** What to produce **
Quote the data exactly, first line to the line containing "75, 80, 85]", with no pictures.

** Dataset content **
_ _ _ _ _ _ _
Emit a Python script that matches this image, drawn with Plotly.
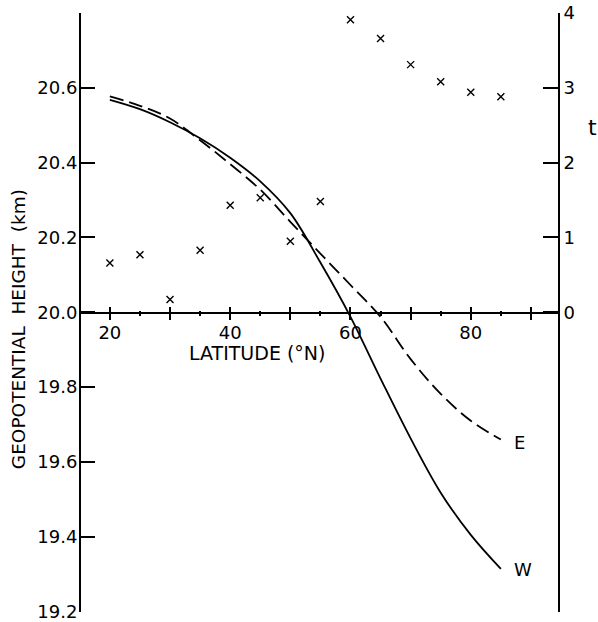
import plotly.graph_objects as go

# Latitude grid (deg N) for the zonal-mean height profiles
lat = [20, 25, 30, 35, 40, 45, 50, 55, 60, 65, 70, 75, 80, 85]

# Geopotential height (km), western (solid) and eastern (dashed) sectors
height_w = [20.568, 20.543, 20.508, 20.465, 20.413, 20.350, 20.265, 20.133,
            19.988, 19.823, 19.663, 19.518, 19.405, 19.314]
height_e = [20.577, 20.552, 20.518, 20.460, 20.396, 20.328, 20.242, 20.157,
            20.073, 19.988, 19.875, 19.782, 19.710, 19.660]

# t statistic at each latitude (right-hand axis)
t_stat = [0.66, 0.77, 0.17, 0.83, 1.43, 1.53, 0.95, 1.48,
          3.91, 3.66, 3.31, 3.08, 2.94, 2.88]

x_major = [20, 30, 40, 50, 60, 70, 80, 90]
x_labels = ["20", "", "40", "", "60", "", "80", ""]
x_minor = [25, 35, 45, 55, 65, 75, 85]
h_ticks = [19.2, 19.4, 19.6, 19.8, 20.0, 20.2, 20.4, 20.6]
t_ticks = [0, 1, 2, 3, 4]

FONT = "DejaVu Sans"
BLACK = "black"
X_RANGE = [15.2, 94.5]

fig = go.Figure()

fig.add_trace(go.Scatter(
    x=lat, y=height_w, mode="lines", line=dict(color=BLACK, width=1.8, shape="spline"),
    showlegend=False, hoverinfo="skip"))
fig.add_trace(go.Scatter(
    x=lat, y=height_e, mode="lines",
    line=dict(color=BLACK, width=1.8, shape="spline", dash="14px,6px"),
    showlegend=False, hoverinfo="skip"))
fig.add_trace(go.Scatter(
    x=lat, y=t_stat, mode="markers", yaxis="y2",
    marker=dict(symbol="x-thin-open", size=7, color=BLACK,
                line=dict(color=BLACK, width=1.4)),
    showlegend=False, hoverinfo="skip"))
# placeholder so the upward tick axis gets drawn
fig.add_trace(go.Scatter(x=[None], y=[None], xaxis="x2", showlegend=False, hoverinfo="skip"))

tick_font = dict(family=FONT, size=18, color=BLACK)

fig.update_layout(
    template="none",
    width=598, height=622,
    margin=dict(l=81, r=40, t=13, b=10, autoexpand=False),
    paper_bgcolor="white", plot_bgcolor="white",
    xaxis=dict(
        range=X_RANGE, anchor="free", position=0.5, automargin=False,
        showline=True, linecolor=BLACK, linewidth=2,
        tickmode="array", tickvals=x_major, ticktext=x_labels,
        ticks="outside", ticklen=6, tickwidth=2, tickcolor=BLACK,
        tickfont=tick_font, ticklabelstandoff=-2,
        minor=dict(tickmode="array", tickvals=x_minor, ticks="outside",
                   ticklen=2, tickwidth=2, tickcolor=BLACK, showgrid=False),
        showgrid=False, zeroline=False,
    ),
    xaxis2=dict(
        range=X_RANGE, overlaying="x", anchor="free", position=0.5, automargin=False,
        showline=False, showticklabels=False,
        tickmode="array", tickvals=x_major,
        ticks="inside", ticklen=6, tickwidth=2, tickcolor=BLACK,
        minor=dict(tickmode="array", tickvals=x_minor, ticks="inside",
                   ticklen=2, tickwidth=2, tickcolor=BLACK, showgrid=False),
        showgrid=False, zeroline=False,
    ),
    yaxis=dict(
        range=[19.199, 20.8], domain=[0, 1], automargin=False,
        showline=True, linecolor=BLACK, linewidth=2,
        tickmode="array", tickvals=h_ticks, ticktext=[f"{v:.1f}" for v in h_ticks],
        ticks="inside", ticklen=14, tickwidth=2, tickcolor=BLACK,
        tickfont=tick_font, ticklabelstandoff=-2, ticklabeloverflow="allow",
        showgrid=False, zeroline=False,
    ),
    yaxis2=dict(
        range=[-4.005, 4], overlaying="y", side="right", automargin=False,
        showline=True, linecolor=BLACK, linewidth=2,
        tickmode="array", tickvals=t_ticks, ticktext=[str(v) for v in t_ticks],
        ticks="inside", ticklen=15, tickwidth=2, tickcolor=BLACK,
        tickfont=tick_font, ticklabelstandoff=0, ticklabeloverflow="allow",
        showgrid=False, zeroline=False,
    ),
    annotations=[
        dict(text="LATITUDE (°N)", x=44.5, y=19.89, xref="x", yref="y",
             xanchor="center", yanchor="middle",
             showarrow=False, font=dict(family=FONT, size=19, color=BLACK)),
        dict(text="GEOPOTENTIAL  HEIGHT  (km)", textangle=-90,
             x=0, xshift=-63, y=19.955, xref="paper", yref="y",
             xanchor="center", yanchor="middle",
             showarrow=False, font=dict(family=FONT, size=18.5, color=BLACK)),
        dict(text="t", x=1, xshift=34, y=2.47, xref="paper", yref="y2",
             xanchor="center", yanchor="middle",
             showarrow=False, font=dict(family=FONT, size=22, color=BLACK)),
        dict(text="E", x=86.8, y=19.652, xref="x", yref="y",
             xanchor="left", yanchor="middle",
             showarrow=False, font=dict(family=FONT, size=18, color=BLACK)),
        dict(text="W", x=86.9, y=19.312, xref="x", yref="y",
             xanchor="left", yanchor="middle",
             showarrow=False, font=dict(family=FONT, size=18, color=BLACK)),
    ],
)

fig.write_html("out.html")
_ _ _ _ _ _ _
** Final result **
Emit a Python script that matches this image, drawn with Plotly.
import plotly.graph_objects as go

# Latitude grid (deg N) for the zonal-mean height profiles
lat = [20, 25, 30, 35, 40, 45, 50, 55, 60, 65, 70, 75, 80, 85]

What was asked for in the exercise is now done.